After 1965, with the beginning of the ‘Cultural Revolution’, the Hongweibians (Red Guards) launched a direct attack on Orthodoxy, its symbols and its faithful. Witness of the events, philologist Vladimir Levitsky describes the desecration of the Orthodox St. Nicholas Cathedral in Harbin as follows: “What I had to see filled my soul with horror: drums rang, crowd howls and shouts were heard, smoke was billowing... The fence of the Cathedral was filled with the Hongweibians. Some of them climbed up to the roof of the Cathedral to put red flags there, while others took our sacred things from inside and threw them into the kindled bonfires, where everything burned, gleaming in the sun. All the icons of the cathedral and the chapels were burned on the bonfires... The bells of the three churches did not cease ringing during the burning and rang for days after, tormenting the souls of the faithful – these Chinese hooligans had finally got hold of what’s been forbidden for them before and were now reveling in their triumph.”
It took many years before Orthodoxy began to recover in China. In 1984, Archpriest Grigoriy (Zhu) conducted the first liturgy in the Church of the Intercession of the Theotokos in Harbin since the events of the “cultural revolution”. Gradually a small community of Russian and Chinese Orthodox began to restore the holy temples in various cities of the Republic of China. In 1993, a delegation of the Russian Orthodox Church, headed by then Metropolitan Kirill of Smolensk and Kaliningrad, visited China. Twenty years later, in 2013, Kirill visited China again as Patriarch of Moscow and All Russia.
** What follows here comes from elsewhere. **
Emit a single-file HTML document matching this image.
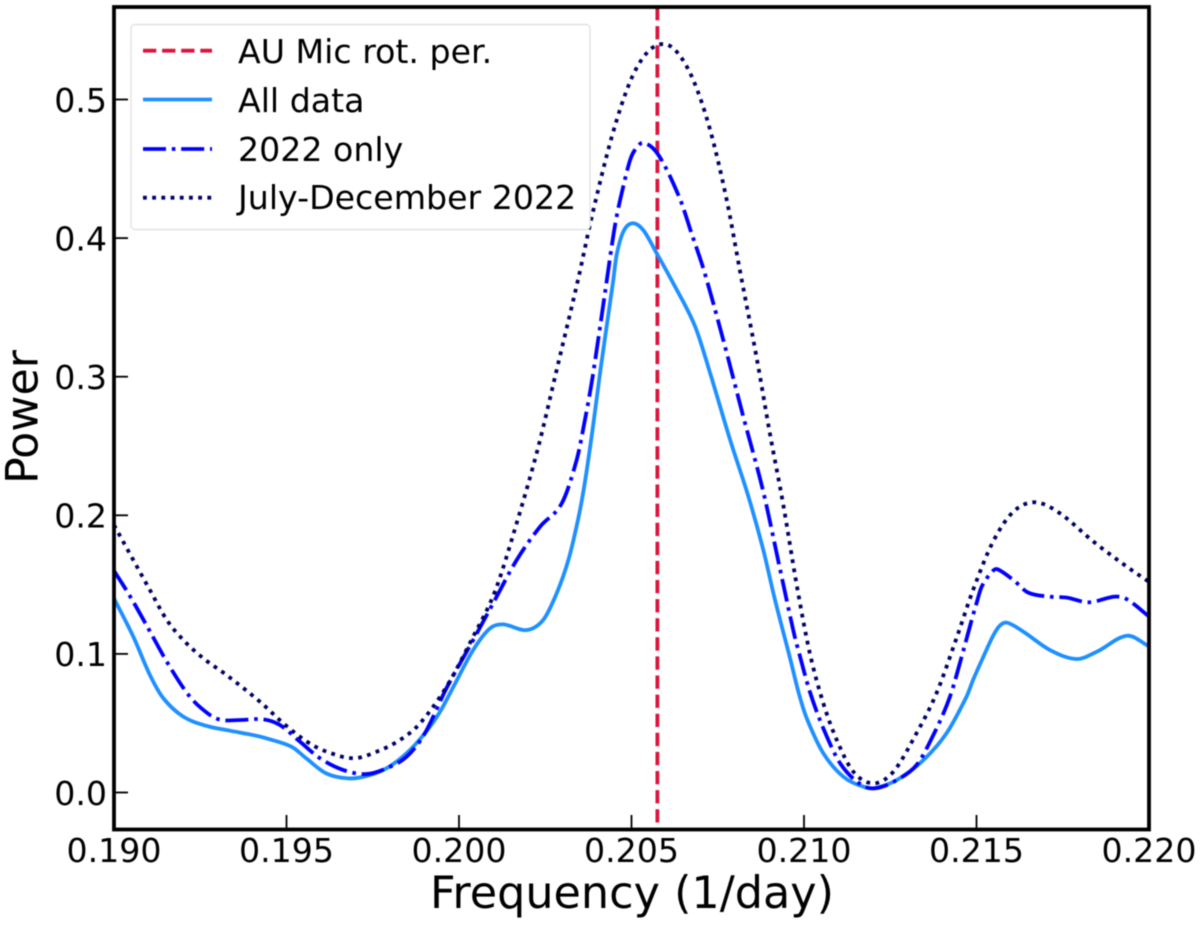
<!DOCTYPE html>
<html>
<head>
<meta charset="utf-8">
<title>Power vs Frequency</title>
<style>
html,body{margin:0;padding:0;background:#fff;width:1200px;height:925px;overflow:hidden}
svg{display:block;filter:blur(.4px)}
text{font-family:"DejaVu Sans","Liberation Sans",sans-serif;fill:#000}
</style>
</head>
<body>
<svg id="chart" xmlns="http://www.w3.org/2000/svg" width="1200" height="925" viewBox="0 0 1200 925">
  <defs>
    <clipPath id="plot-clip"><rect x="114" y="7" width="1035" height="822"></rect></clipPath>
  </defs>
  <rect x="0" y="0" width="1200" height="925" fill="#fff"></rect>
  <g id="series" clip-path="url(#plot-clip)"></g>
  <g id="ticks"></g>
  <rect x="114" y="7" width="1035" height="822.5" fill="none" stroke="#000" stroke-width="3.8"></rect>
  <text x="632" y="908" font-size="44.5" text-anchor="middle">Frequency (1/day)</text>
  <text transform="translate(37.5,417) rotate(-90)" font-size="44.3" text-anchor="middle">Power</text>
  <g>
    <rect x="131" y="24.5" width="459" height="205" rx="4" ry="4" fill="#fff" stroke="#e2e2e2" stroke-width="1.4"></rect>
    <line x1="143" x2="212" y1="50.7" y2="50.7" stroke="#dc143c" stroke-width="3.8" stroke-dasharray="13.3 5.8"></line>
    <text x="238" y="63" font-size="33.2">AU Mic rot. per.</text>
    <line x1="143" x2="212" y1="99.5" y2="99.5" stroke="#1e90ff" stroke-width="3.8"></line>
    <text x="238" y="112" font-size="33.2">All data</text>
    <line x1="143" x2="212" y1="149" y2="149" stroke="#0000ff" stroke-width="3.8" stroke-dasharray="23 5.8 3.6 5.8"></line>
    <text x="238" y="161" font-size="33.2">2022 only</text>
    <line x1="143" x2="212" y1="197.7" y2="197.7" stroke="#000066" stroke-width="3.8" stroke-dasharray="3.8 5.4"></line>
    <text x="238" y="209" font-size="33.2">July-December 2022</text>
  </g>
</svg>
<script>
const xTicks = [0.190, 0.195, 0.200, 0.205, 0.210, 0.215, 0.220];
const xTickLabels = ["0.190", "0.195", "0.200", "0.205", "0.210", "0.215", "0.220"];
const yTicks = [0.0, 0.1, 0.2, 0.3, 0.4, 0.5];
const yTickLabels = ["0.0", "0.1", "0.2", "0.3", "0.4", "0.5"];
const rotationFrequency = [0.20575];

const allFreq = [0.19,0.19056,0.19104,0.19143,0.19201,0.19269,0.19336,0.19398,0.19443,0.19515,0.19557,0.19615,0.19679,0.19732,0.1979,0.19848,0.19901,0.19945,0.19984,0.20041,0.2009,0.20128,0.20196,0.20244,0.20283,0.20317,0.20346,0.20365,0.20387,0.2041,0.20432,0.20446,0.20457,0.20477,0.20503,0.20534,0.20573,0.20621,0.20684,0.20728,0.20786,0.20839,0.20882,0.20916,0.20959,0.20985,0.21008,0.21056,0.21114,0.21172,0.21206,0.21269,0.21346,0.21413,0.21471,0.2149,0.2152,0.21548,0.21568,0.21589,0.21636,0.21713,0.2179,0.21849,0.21936,0.22];
const allPower = [0.14,0.1124,0.0848,0.068,0.0547,0.048,0.0446,0.0417,0.039,0.033,0.0247,0.0138,0.0102,0.0119,0.0175,0.0283,0.0427,0.0583,0.0764,0.1028,0.1185,0.1213,0.1172,0.1245,0.1437,0.1677,0.198,0.224,0.2615,0.3048,0.3433,0.3675,0.388,0.405,0.4107,0.4058,0.389,0.3674,0.3365,0.3025,0.2543,0.2134,0.175,0.1389,0.0975,0.0715,0.0535,0.0283,0.0114,0.0042,0.0032,0.009,0.0234,0.0427,0.0691,0.0812,0.098,0.113,0.1205,0.1225,0.116,0.1028,0.0963,0.1016,0.1131,0.1055];

const only2022Freq = [0.19,0.19046,0.19102,0.19157,0.1922,0.19278,0.19312,0.19365,0.19433,0.19481,0.19539,0.19597,0.19665,0.19732,0.1979,0.19848,0.19901,0.19964,0.20041,0.20104,0.20167,0.20235,0.20298,0.20341,0.20365,0.20385,0.20409,0.20423,0.20452,0.20476,0.20496,0.2051,0.20534,0.20578,0.20639,0.20675,0.20711,0.20766,0.20824,0.20882,0.2093,0.2097,0.20986,0.21017,0.21056,0.21106,0.21167,0.2121,0.21269,0.21326,0.21375,0.21423,0.21462,0.21486,0.215,0.21515,0.21548,0.21562,0.21607,0.2165,0.21713,0.21762,0.21825,0.21901,0.21936,0.22];
const only2022Power = [0.16,0.1418,0.1172,0.0927,0.0691,0.0559,0.0523,0.0523,0.0528,0.0487,0.0367,0.0247,0.0162,0.0133,0.0175,0.0258,0.0427,0.0754,0.11,0.1389,0.1677,0.1918,0.2087,0.2399,0.2688,0.2964,0.3361,0.3602,0.4089,0.4371,0.4563,0.4636,0.4688,0.46,0.4292,0.4027,0.3758,0.3265,0.2712,0.217,0.1618,0.1158,0.1004,0.0727,0.0463,0.0206,0.0054,0.0032,0.009,0.0198,0.0415,0.0691,0.1025,0.1245,0.1365,0.1485,0.16,0.161,0.1533,0.1442,0.1413,0.1406,0.1372,0.1413,0.1394,0.127];

const julyDecFreq = [0.19,0.19056,0.19104,0.19153,0.19201,0.19259,0.19326,0.19423,0.19491,0.19559,0.19617,0.19694,0.19761,0.19829,0.19887,0.19964,0.20041,0.20104,0.20167,0.2023,0.20283,0.20346,0.20385,0.20443,0.20496,0.20544,0.2059,0.20631,0.20679,0.20728,0.20776,0.20814,0.20863,0.20901,0.2094,0.20979,0.21017,0.21056,0.21095,0.21143,0.21201,0.21259,0.21326,0.21384,0.21442,0.2149,0.21548,0.21607,0.2167,0.21742,0.21839,0.21936,0.22];
const julyDecPower = [0.193,0.1677,0.1461,0.1245,0.11,0.0968,0.0848,0.0655,0.0499,0.0367,0.0294,0.0247,0.0294,0.0379,0.0499,0.0764,0.1124,0.1449,0.1942,0.2495,0.3048,0.371,0.4155,0.4732,0.5129,0.5335,0.54,0.5345,0.5141,0.478,0.4275,0.377,0.3133,0.2592,0.2075,0.1495,0.1004,0.0644,0.0379,0.015,0.0066,0.015,0.0427,0.0716,0.1113,0.1461,0.181,0.2026,0.2094,0.2014,0.181,0.1629,0.152];

const SVG_NS = "http://www.w3.org/2000/svg";
function xScale(f) { return 114 + (f - 0.19) * 34500; }
function yScale(v) { return 792.5 - v * 1386; }

function smoothPath(freqs, powers) {
  const px = freqs.map(xScale);
  const py = powers.map(yScale);
  const n = px.length;
  const m = [];
  for (let i = 0; i < n; i++) {
    if (i === 0) m.push((py[1] - py[0]) / (px[1] - px[0]));
    else if (i === n - 1) m.push((py[n - 1] - py[n - 2]) / (px[n - 1] - px[n - 2]));
    else m.push((py[i + 1] - py[i - 1]) / (px[i + 1] - px[i - 1]));
  }
  let d = "M" + px[0].toFixed(2) + " " + py[0].toFixed(2);
  for (let i = 0; i < n - 1; i++) {
    const h = (px[i + 1] - px[i]) / 3;
    d += "C" + (px[i] + h).toFixed(2) + " " + (py[i] + m[i] * h).toFixed(2) + " "
      + (px[i + 1] - h).toFixed(2) + " " + (py[i + 1] - m[i + 1] * h).toFixed(2) + " "
      + px[i + 1].toFixed(2) + " " + py[i + 1].toFixed(2);
  }
  return d;
}

const seriesGroup = document.getElementById("series");
const ticksGroup = document.getElementById("ticks");

function addCurve(freqs, powers, color, dash) {
  const el = document.createElementNS(SVG_NS, "path");
  el.setAttribute("d", smoothPath(freqs, powers));
  el.setAttribute("fill", "none");
  el.setAttribute("stroke", color);
  el.setAttribute("stroke-width", "3.8");
  el.setAttribute("stroke-linejoin", "round");
  if (dash) el.setAttribute("stroke-dasharray", dash);
  seriesGroup.appendChild(el);
  return el;
}

const rotationLine = document.createElementNS(SVG_NS, "line");
rotationLine.setAttribute("x1", xScale(rotationFrequency[0]));
rotationLine.setAttribute("x2", xScale(rotationFrequency[0]));
rotationLine.setAttribute("y1", "7");
rotationLine.setAttribute("y2", "829");
rotationLine.setAttribute("stroke", "#dc143c");
rotationLine.setAttribute("stroke-width", "3.8");
rotationLine.setAttribute("stroke-dasharray", "13.3 5.8");


seriesGroup.appendChild(rotationLine);

const allCurve = addCurve(allFreq, allPower, "#1e90ff", null);



const only2022Curve = addCurve(only2022Freq, only2022Power, "#0000ff", "23 5.8 3.6 5.8");



const julyDecCurve = addCurve(julyDecFreq, julyDecPower, "#000066", "3.8 5.4");



xTicks.forEach(function (t, i) {
  const x = xScale(t);
  const mark = document.createElementNS(SVG_NS, "line");
  mark.setAttribute("x1", x);
  mark.setAttribute("x2", x);
  mark.setAttribute("y1", "829");
  mark.setAttribute("y2", "815");
  mark.setAttribute("stroke", "#000");
  mark.setAttribute("stroke-width", "1.8");
  
  
  ticksGroup.appendChild(mark);
  const label = document.createElementNS(SVG_NS, "text");
  label.setAttribute("x", x);
  label.setAttribute("y", "862");
  label.setAttribute("font-size", "33.2");
  label.setAttribute("text-anchor", "middle");
  label.textContent = xTickLabels[i];
  
  
  ticksGroup.appendChild(label);
});

yTicks.forEach(function (t, i) {
  const y = yScale(t);
  const mark = document.createElementNS(SVG_NS, "line");
  mark.setAttribute("x1", "114");
  mark.setAttribute("x2", "128");
  mark.setAttribute("y1", y);
  mark.setAttribute("y2", y);
  mark.setAttribute("stroke", "#000");
  mark.setAttribute("stroke-width", "1.8");
  
  
  ticksGroup.appendChild(mark);
  const label = document.createElementNS(SVG_NS, "text");
  label.setAttribute("x", "107");
  label.setAttribute("y", y + 12.3);
  label.setAttribute("font-size", "33.2");
  label.setAttribute("text-anchor", "end");
  label.textContent = yTickLabels[i];
  
  
  ticksGroup.appendChild(label);
});
</script>
</body>
</html>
Today, the Patriarch is formally the temporary administrator of the Chinese Orthodox Church, but there is still no acting head of state in China. There are officially four Orthodox churches in China, the rest of the surviving ones are still closed or occupied by secular institutions. In Beijing, there are still about 400 descendants of the very Albazinians who once were the first Orthodox in China, as well as individual families of ethnic Russians and Chinese who practice Orthodoxy.